───── Task inputs ─────

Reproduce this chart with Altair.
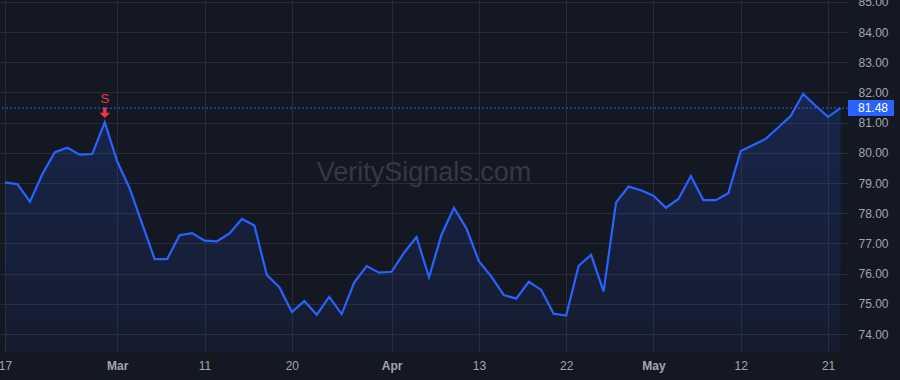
import altair as alt
import pandas as pd

# ---- data ----
prices = [79.02, 78.96, 78.38, 79.30, 80.02, 80.17, 79.94, 79.96, 81.01, 79.71,
          78.82, 77.65, 76.48, 76.48, 77.27, 77.34, 77.09, 77.07, 77.33, 77.81,
          77.59, 75.95, 75.55, 74.73, 75.09, 74.64, 75.23, 74.66, 75.70, 76.25,
          76.03, 76.06, 76.69, 77.21, 75.88, 77.28, 78.18, 77.50, 76.41, 75.90,
          75.29, 75.17, 75.73, 75.46, 74.67, 74.61, 76.26, 76.62, 75.41, 78.36,
          78.88, 78.76, 78.58, 78.18, 78.47, 79.23, 78.43, 78.43, 78.66, 80.06,
          80.26, 80.46, 80.84, 81.22, 81.95, 81.56, 81.19, 81.48]

tick_index = [0, 9, 16, 23, 31, 38, 45, 52, 59, 66]
tick_labels = ["17", "Mar", "11", "20", "Apr", "13", "22", "May", "12", "21"]
month_labels = ["Mar", "Apr", "May"]

y_ticks = [74, 75, 76, 77, 78, 79, 80, 81, 82, 83, 84, 85]

signal_index = [8]
signal_text = ["S"]

watermark = ["VeritySignals.com"]

# ---- styling ----
FONT = "Liberation Sans"
BG = "#141823"
GRID = "#282c37"
BLUE = "#2962ff"
RED = "#f23645"
LABEL = "#a3a6af"

W, H = 848, 352
X_DOM = [-0.401, 67.6]
Y_DOM = [73.404, 85.06]

df = pd.DataFrame({"i": list(range(len(prices))), "v": prices})
df["floor"] = Y_DOM[0]
last_df = pd.DataFrame({"i": [len(prices) - 1], "v": [prices[-1]]})
sig_df = pd.DataFrame({"i": signal_index,
                       "v": [prices[k] for k in signal_index],
                       "t": signal_text})
wm_df = pd.DataFrame({"t": watermark})

label_expr = " : ".join(
    f"datum.value == {k} ? '{lab}'" for k, lab in zip(tick_index, tick_labels)
) + " : ''"
bold_test = " || ".join(
    f"datum.value == {k}" for k, lab in zip(tick_index, tick_labels) if lab in month_labels
)

x_scale = alt.Scale(domain=X_DOM, nice=False, zero=False)
y_scale = alt.Scale(domain=Y_DOM, nice=False, zero=False)

x_axis = alt.Axis(values=tick_index, labelExpr=label_expr, grid=True,
                  labelFlush=False, labelOverlap=False,
                  labelFontWeight={"condition": {"test": bold_test, "value": "bold"},
                                   "value": "normal"})
y_axis = alt.Axis(orient="right", values=y_ticks, format=".2f", grid=True,
                  labelOverlap=False)

X = alt.X("i:Q", scale=x_scale, title=None, axis=x_axis)
Y = alt.Y("v:Q", scale=y_scale, title=None, axis=y_axis)

wm = alt.Chart(wm_df).mark_text(
    font=FONT, fontSize=27, color="#353944", align="center", baseline="alphabetic"
).encode(text="t:N", x=alt.value(W / 2), y=alt.value(181))

gradient = alt.Gradient(
    gradient="linear",
    stops=[alt.GradientStop(color="rgba(41,98,255,0.19)", offset=0),
           alt.GradientStop(color="rgba(41,98,255,0.05)", offset=1)],
    x1=1, x2=1, y1=0, y2=1,
)

area = alt.Chart(df).mark_area(color=gradient).encode(x=X, y=Y, y2="floor:Q")
line = alt.Chart(df).mark_line(color=BLUE, strokeWidth=2.2).encode(x=X, y=Y)

price_rule = alt.Chart(last_df).mark_rule(
    color=BLUE, strokeDash=[2, 2], strokeWidth=1
).encode(y=Y)

price_box = alt.Chart(last_df).mark_rule(
    color=BLUE, strokeWidth=16, strokeCap="butt"
).encode(x=alt.value(W), x2=alt.value(W + 46), y=Y)

price_text = alt.Chart(last_df).mark_text(
    font=FONT, fontSize=12, color="white", align="left", baseline="middle"
).encode(x=alt.value(W + 10), y=Y, text=alt.Text("v:Q", format=".2f"))

sig_text = alt.Chart(sig_df).mark_text(
    font=FONT, fontSize=13, color=RED, align="center", baseline="middle", dy=-23
).encode(x=X, y=Y, text="t:N")

ARROW = "M-0.32,-1L0.32,-1L0.32,0L1,0L0,1L-1,0L-0.32,0Z"
sig_arrow = alt.Chart(sig_df).mark_point(
    shape=ARROW, size=110, filled=True, color=RED, opacity=1, strokeWidth=0, yOffset=-9.5
).encode(x=X, y=Y)

chart = alt.layer(
    wm, area, line, price_rule, price_box, price_text, sig_text, sig_arrow
).properties(
    width=W, height=H,
    autosize=alt.AutoSizeParams(type="none"),
    padding={"left": 0, "top": 0, "right": 900 - W, "bottom": 380 - H},
    background=BG,
).configure_view(
    stroke=None
).configure_axis(
    domain=False, ticks=False, tickSize=0,
    gridColor=GRID, gridWidth=1, gridOpacity=1,
    labelFont=FONT, labelFontSize=12, labelColor=LABEL,
).configure_axisX(
    labelPadding=8, labelAlign="center", labelBaseline="top"
).configure_axisY(
    labelPadding=10, labelAlign="left", labelBaseline="middle"
)

chart.save("out.html", embed_options={"renderer": "svg", "actions": False})
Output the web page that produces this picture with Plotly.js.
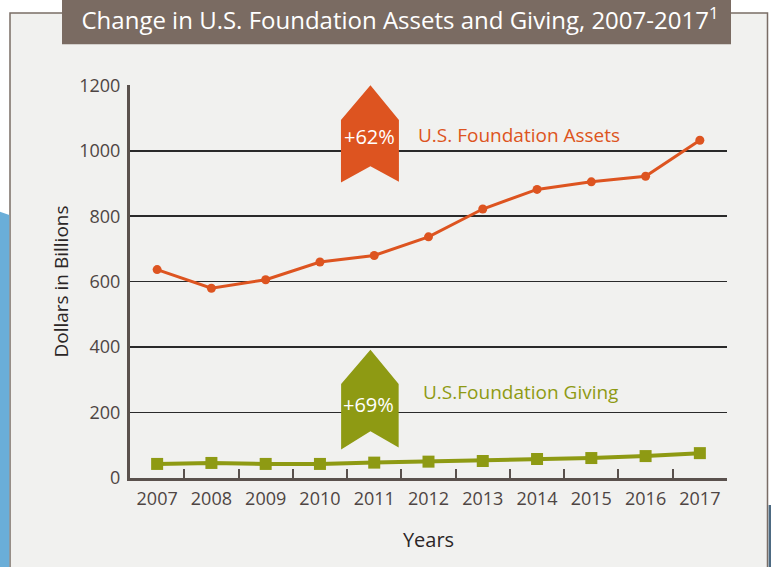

─────

Omit every picture, and otherwise quote the entries exactly.

Reproduce this chart with Altair.
import altair as alt
import pandas as pd

# ---- data ----
prices = [79.02, 78.96, 78.38, 79.30, 80.02, 80.17, 79.94, 79.96, 81.01, 79.71,
          78.82, 77.65, 76.48, 76.48, 77.27, 77.34, 77.09, 77.07, 77.33, 77.81,
          77.59, 75.95, 75.55, 74.73, 75.09, 74.64, 75.23, 74.66, 75.70, 76.25,
          76.03, 76.06, 76.69, 77.21, 75.88, 77.28, 78.18, 77.50, 76.41, 75.90,
          75.29, 75.17, 75.73, 75.46, 74.67, 74.61, 76.26, 76.62, 75.41, 78.36,
          78.88, 78.76, 78.58, 78.18, 78.47, 79.23, 78.43, 78.43, 78.66, 80.06,
          80.26, 80.46, 80.84, 81.22, 81.95, 81.56, 81.19, 81.48]

tick_index = [0, 9, 16, 23, 31, 38, 45, 52, 59, 66]
tick_labels = ["17", "Mar", "11", "20", "Apr", "13", "22", "May", "12", "21"]
month_labels = ["Mar", "Apr", "May"]

y_ticks = [74, 75, 76, 77, 78, 79, 80, 81, 82, 83, 84, 85]

signal_index = [8]
signal_text = ["S"]

watermark = ["VeritySignals.com"]

# ---- styling ----
FONT = "Liberation Sans"
BG = "#141823"
GRID = "#282c37"
BLUE = "#2962ff"
RED = "#f23645"
LABEL = "#a3a6af"

W, H = 848, 352
X_DOM = [-0.401, 67.6]
Y_DOM = [73.404, 85.06]

df = pd.DataFrame({"i": list(range(len(prices))), "v": prices})
df["floor"] = Y_DOM[0]
last_df = pd.DataFrame({"i": [len(prices) - 1], "v": [prices[-1]]})
sig_df = pd.DataFrame({"i": signal_index,
                       "v": [prices[k] for k in signal_index],
                       "t": signal_text})
wm_df = pd.DataFrame({"t": watermark})

label_expr = " : ".join(
    f"datum.value == {k} ? '{lab}'" for k, lab in zip(tick_index, tick_labels)
) + " : ''"
bold_test = " || ".join(
    f"datum.value == {k}" for k, lab in zip(tick_index, tick_labels) if lab in month_labels
)

x_scale = alt.Scale(domain=X_DOM, nice=False, zero=False)
y_scale = alt.Scale(domain=Y_DOM, nice=False, zero=False)

x_axis = alt.Axis(values=tick_index, labelExpr=label_expr, grid=True,
                  labelFlush=False, labelOverlap=False,
                  labelFontWeight={"condition": {"test": bold_test, "value": "bold"},
                                   "value": "normal"})
y_axis = alt.Axis(orient="right", values=y_ticks, format=".2f", grid=True,
                  labelOverlap=False)

X = alt.X("i:Q", scale=x_scale, title=None, axis=x_axis)
Y = alt.Y("v:Q", scale=y_scale, title=None, axis=y_axis)

wm = alt.Chart(wm_df).mark_text(
    font=FONT, fontSize=27, color="#353944", align="center", baseline="alphabetic"
).encode(text="t:N", x=alt.value(W / 2), y=alt.value(181))

gradient = alt.Gradient(
    gradient="linear",
    stops=[alt.GradientStop(color="rgba(41,98,255,0.19)", offset=0),
           alt.GradientStop(color="rgba(41,98,255,0.05)", offset=1)],
    x1=1, x2=1, y1=0, y2=1,
)

area = alt.Chart(df).mark_area(color=gradient).encode(x=X, y=Y, y2="floor:Q")
line = alt.Chart(df).mark_line(color=BLUE, strokeWidth=2.2).encode(x=X, y=Y)

price_rule = alt.Chart(last_df).mark_rule(
    color=BLUE, strokeDash=[2, 2], strokeWidth=1
).encode(y=Y)

price_box = alt.Chart(last_df).mark_rule(
    color=BLUE, strokeWidth=16, strokeCap="butt"
).encode(x=alt.value(W), x2=alt.value(W + 46), y=Y)

price_text = alt.Chart(last_df).mark_text(
    font=FONT, fontSize=12, color="white", align="left", baseline="middle"
).encode(x=alt.value(W + 10), y=Y, text=alt.Text("v:Q", format=".2f"))

sig_text = alt.Chart(sig_df).mark_text(
    font=FONT, fontSize=13, color=RED, align="center", baseline="middle", dy=-23
).encode(x=X, y=Y, text="t:N")

ARROW = "M-0.32,-1L0.32,-1L0.32,0L1,0L0,1L-1,0L-0.32,0Z"
sig_arrow = alt.Chart(sig_df).mark_point(
    shape=ARROW, size=110, filled=True, color=RED, opacity=1, strokeWidth=0, yOffset=-9.5
).encode(x=X, y=Y)

chart = alt.layer(
    wm, area, line, price_rule, price_box, price_text, sig_text, sig_arrow
).properties(
    width=W, height=H,
    autosize=alt.AutoSizeParams(type="none"),
    padding={"left": 0, "top": 0, "right": 900 - W, "bottom": 380 - H},
    background=BG,
).configure_view(
    stroke=None
).configure_axis(
    domain=False, ticks=False, tickSize=0,
    gridColor=GRID, gridWidth=1, gridOpacity=1,
    labelFont=FONT, labelFontSize=12, labelColor=LABEL,
).configure_axisX(
    labelPadding=8, labelAlign="center", labelBaseline="top"
).configure_axisY(
    labelPadding=10, labelAlign="left", labelBaseline="middle"
)

chart.save("out.html", embed_options={"renderer": "svg", "actions": False})
Output the web page that produces this picture with Plotly.js.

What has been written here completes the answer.